We now transform the resulting AFS into an AFSM by replacing all free variables by meta-variables (with arity 0).  This leads to the following AFSM:

  Alphabet:

    cons : [a * alist] --> alist 
    foldl : [a -> a -> a * a * alist] --> a 
    nil : [] --> alist 
    ~AP1 : [a -> a -> a * a] --> a -> a 

  Rules:

    foldl(/\x./\y.~AP1(F, x) y, X, nil) => X 
    foldl(/\x./\y.~AP1(F, x) y, X, cons(Y, Z)) => foldl(/\z./\u.~AP1(F, z) u, ~AP1(F, X) Y, Z) 
    ~AP1(F, X) => F X 

Symbol ~AP1 is an encoding for application that is only used in innocuous ways.  We can simplify the program (without losing non-termination) by removing it.  This gives:

  Alphabet:

    cons : [a * alist] --> alist 
    foldl : [a -> a -> a * a * alist] --> a 
    nil : [] --> alist 

  Rules:

    foldl(/\x./\y.X(x, y), Y, nil) => Y 
    foldl(/\x./\y.X(x, y), Y, cons(Z, U)) => foldl(/\z./\u.X(z, u), X(Y, Z), U) 

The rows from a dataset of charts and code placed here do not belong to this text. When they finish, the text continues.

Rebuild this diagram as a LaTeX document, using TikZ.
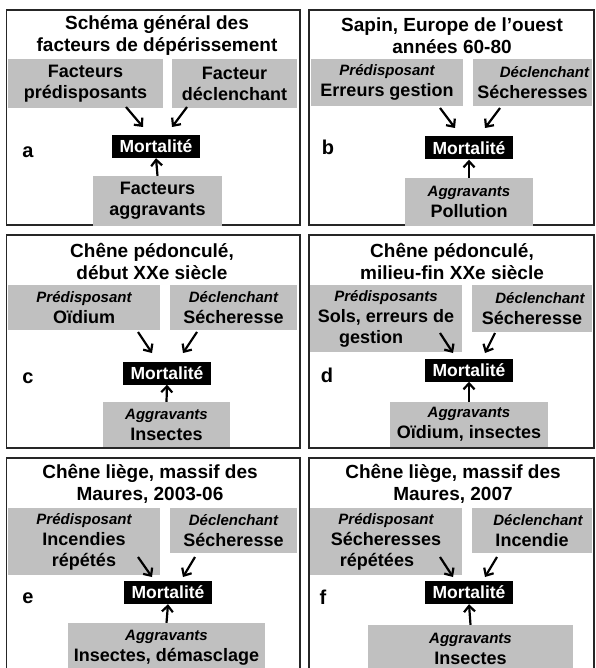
\documentclass[tikz,border=0pt]{standalone}
\usepackage{fontspec}
\setmainfont{Liberation Sans}
\usetikzlibrary{arrows.meta}
\definecolor{boxgray}{RGB}{192,192,192}
\newcommand{\ttlfont}{\fontsize{19}{22}\selectfont\bfseries}
\newcommand{\boxfont}{\fontsize{18}{21}\selectfont\bfseries}
\newcommand{\mortfont}{\fontsize{17.5}{20}\selectfont\bfseries}
\newcommand{\letfont}{\fontsize{20}{22}\selectfont\bfseries}
\newcommand{\lbl}[1]{{\fontsize{15}{21}\selectfont\itshape #1}}
\begin{document}
\begin{tikzpicture}[x=1pt,y=-1pt,
  panel/.style={draw=black!85, line width=1.4pt},
  gbox/.style={fill=boxgray, inner sep=0pt, align=center, font=\boxfont},
  mort/.style={fill=black, text=white, inner sep=0pt, minimum width=88pt, minimum height=23pt, font=\mortfont},
  ttl/.style={align=center, font=\ttlfont, inner sep=0pt},
  lett/.style={font=\letfont, inner sep=0pt},
  arr/.style={line width=2.2pt, -{Straight Barb[length=6pt,width=11pt]}}]
\clip (0,0) rectangle (595,668);
\fill[white] (0,0) rectangle (595,668);
% panel borders
\draw[panel] (6.5,10) rectangle (300,225);
\draw[panel] (309,10) rectangle (594,225);
\draw[panel] (6.5,235) rectangle (300,448);
\draw[panel] (309,235) rectangle (594,448);
\draw[panel] (6.5,458) rectangle (300,680);
\draw[panel] (309,458) rectangle (594,680);

% ---------- panel a
\node[ttl] (a-t) at (157,36) {Schéma général des\\facteurs de dépérissement};
\node[gbox, minimum width=155pt, minimum height=49pt] (a-l) at (85.5,83.5) {Facteurs\\prédisposants};
\node[gbox, minimum width=125pt, minimum height=49pt] (a-r) at (234.5,83.5) {Facteur\\déclenchant};
\node[mort] (a-m) at (156,146.5) {Mortalité};
\node[gbox, minimum width=129pt, minimum height=50pt] (a-b) at (157.5,201) {Facteurs\\aggravants};
\node[lett] (a-x) at (28,152) {a};
\coordinate (a-l1) at (126,107); \coordinate (a-l2) at (143,127);
\coordinate (a-r1) at (187,107); \coordinate (a-r2) at (172,127);
\draw[arr] (a-l1) -- (a-l2);
\draw[arr] (a-r1) -- (a-r2);
\draw[arr] (a-b.north) -- (a-m.south);

% ---------- panel b
\node[ttl] (b-t) at (452,36) {Sapin, Europe de l’ouest\\années 60-80};
\node[gbox, minimum width=152pt, minimum height=47pt] (b-l) at (387,82.5) {\lbl{Prédisposant}\\Erreurs gestion};
\node[gbox, minimum width=119pt, minimum height=47pt] (b-r) at (532.5,82.5) {\hspace*{24pt}\lbl{Déclenchant}\\Sécheresses};
\node[mort] (b-m) at (469,148) {Mortalité};
\node[gbox, minimum width=128pt, minimum height=48pt] (b-b) at (469,202) {\lbl{Aggravants}\\Pollution};
\node[lett] (b-x) at (328,147) {b};
\coordinate (b-l1) at (440,108); \coordinate (b-l2) at (455,128);
\coordinate (b-r1) at (500,108); \coordinate (b-r2) at (485,128);
\draw[arr] (b-l1) -- (b-l2);
\draw[arr] (b-r1) -- (b-r2);
\draw[arr] (b-b.north) -- (b-m.south);

% ---------- panel c
\node[ttl] (c-t) at (152,261) {Chêne pédonculé,\\début XXe siècle};
\node[gbox, minimum width=152pt, minimum height=45pt] (c-l) at (84,307.5) {\lbl{Prédisposant}\\Oïdium};
\node[gbox, minimum width=127pt, minimum height=45pt] (c-r) at (233.5,307.5) {\lbl{Déclenchant}\\Sécheresse};
\node[mort] (c-m) at (167,373) {Mortalité};
\node[gbox, minimum width=127pt, minimum height=45pt] (c-b) at (166.5,424.5) {\lbl{Aggravants}\\Insectes};
\node[lett] (c-x) at (28,378) {c};
\coordinate (c-l1) at (138,332); \coordinate (c-l2) at (152,353);
\coordinate (c-r1) at (197,332); \coordinate (c-r2) at (183,353);
\draw[arr] (c-l1) -- (c-l2);
\draw[arr] (c-r1) -- (c-r2);
\draw[arr] (c-b.north) -- (c-m.south);

% ---------- panel d
\node[ttl] (d-t) at (452,261) {Chêne pédonculé,\\milieu-fin XXe siècle};
\node[gbox, minimum width=152pt, minimum height=67pt] (d-l) at (386,318.5) {\lbl{Prédisposants}\\Sols, erreurs de\\gestion\hspace*{30pt}};
\node[gbox, minimum width=120pt, minimum height=47pt] (d-r) at (532,308.5) {\hspace*{16pt}\lbl{Déclenchant}\\Sécheresse};
\node[mort] (d-m) at (469,370) {Mortalité};
\node[gbox, minimum width=158pt, minimum height=45pt] (d-b) at (469,424.5) {\lbl{Aggravants}\\Oïdium, insectes};
\node[lett] (d-x) at (327,375) {d};
\coordinate (d-l1) at (440,333); \coordinate (d-l2) at (453,353);
\coordinate (d-r1) at (495,333); \coordinate (d-r2) at (485,353);
\draw[arr] (d-l1) -- (d-l2);
\draw[arr] (d-r1) -- (d-r2);
\draw[arr] (d-b.north) -- (d-m.south);

% ---------- panel e
\node[ttl] (e-t) at (150,484) {Chêne liège, massif des\\Maures, 2003-06};
\node[gbox, minimum width=152pt, minimum height=67pt] (e-l) at (84,541.5) {\lbl{Prédisposant}\\Incendies\\répétés};
\node[gbox, minimum width=127pt, minimum height=45pt] (e-r) at (233.5,530.5) {\lbl{Déclenchant}\\Sécheresse};
\node[mort] (e-m) at (168,592.5) {Mortalité};
\node[gbox, minimum width=197pt, minimum height=50pt] (e-b) at (166.5,648) {\lbl{Aggravants}\\Insectes, démasclage};
\node[lett] (e-x) at (28,598) {e};
\coordinate (e-l1) at (138,557); \coordinate (e-l2) at (152,577);
\coordinate (e-r1) at (195,557); \coordinate (e-r2) at (183,577);
\draw[arr] (e-l1) -- (e-l2);
\draw[arr] (e-r1) -- (e-r2);
\draw[arr] (e-b.north) -- (e-m.south);

% ---------- panel f
\node[ttl] (f-t) at (453,484) {Chêne liège, massif des\\Maures, 2007};
\node[gbox, minimum width=152pt, minimum height=67pt] (f-l) at (386,541.5) {\lbl{Prédisposant}\\Sécheresses\\répétées\hspace*{18pt}};
\node[gbox, minimum width=120pt, minimum height=45pt] (f-r) at (532,530.5) {\hspace*{12pt}\lbl{Déclenchant}\\Incendie};
\node[mort] (f-m) at (469,592.5) {Mortalité};
\node[gbox, minimum width=205pt, minimum height=48pt] (f-b) at (470.5,649) {\lbl{Aggravants}\\Insectes};
\node[lett] (f-x) at (323,597) {f};
\coordinate (f-l1) at (440,557); \coordinate (f-l2) at (453,577);
\coordinate (f-r1) at (497,557); \coordinate (f-r2) at (485,577);
\draw[arr] (f-l1) -- (f-l2);
\draw[arr] (f-r1) -- (f-r2);
\draw[arr] (f-b.north) -- (f-m.south);
\end{tikzpicture}
\end{document}
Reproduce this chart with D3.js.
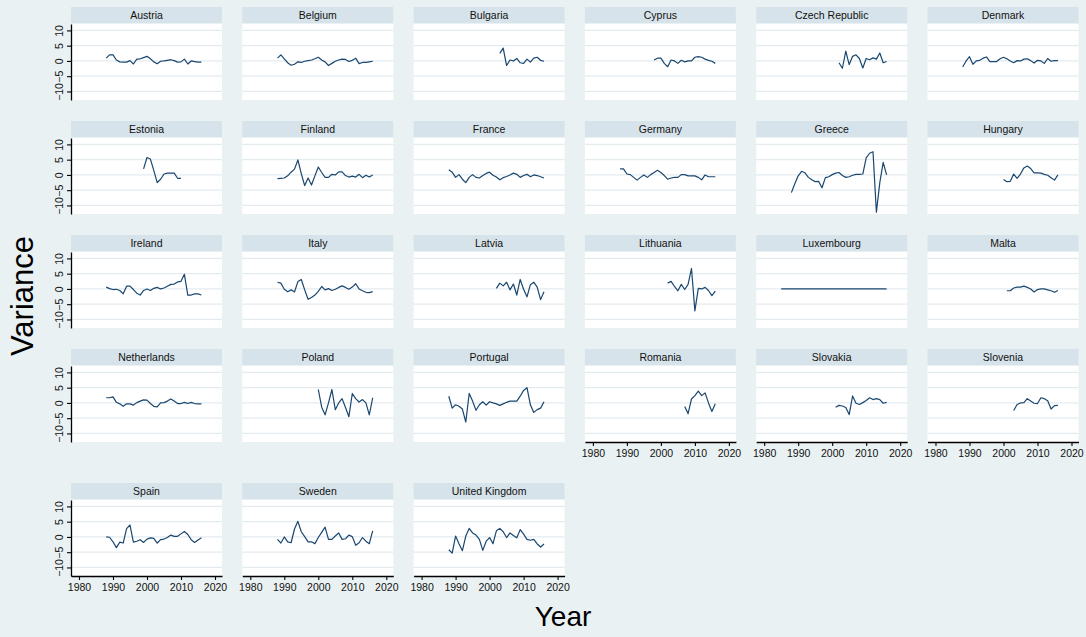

We use rule removal, following [Kop12, Theorem 2.23].

This gives the following requirements (possibly using Theorems 2.25 and 2.26 in [Kop12]):

  foldl(/\x./\y.X(x, y), Y, nil) >? Y 
  foldl(/\x./\y.X(x, y), Y, cons(Z, U)) >? foldl(/\z./\u.X(z, u), X(Y, Z), U) 

We use a recursive path ordering as defined in [Kop12, Chapter 5].

Argument functions:

  [[foldl(x_1, x_2, x_3)]] = foldl(x_3, x_2, x_1) 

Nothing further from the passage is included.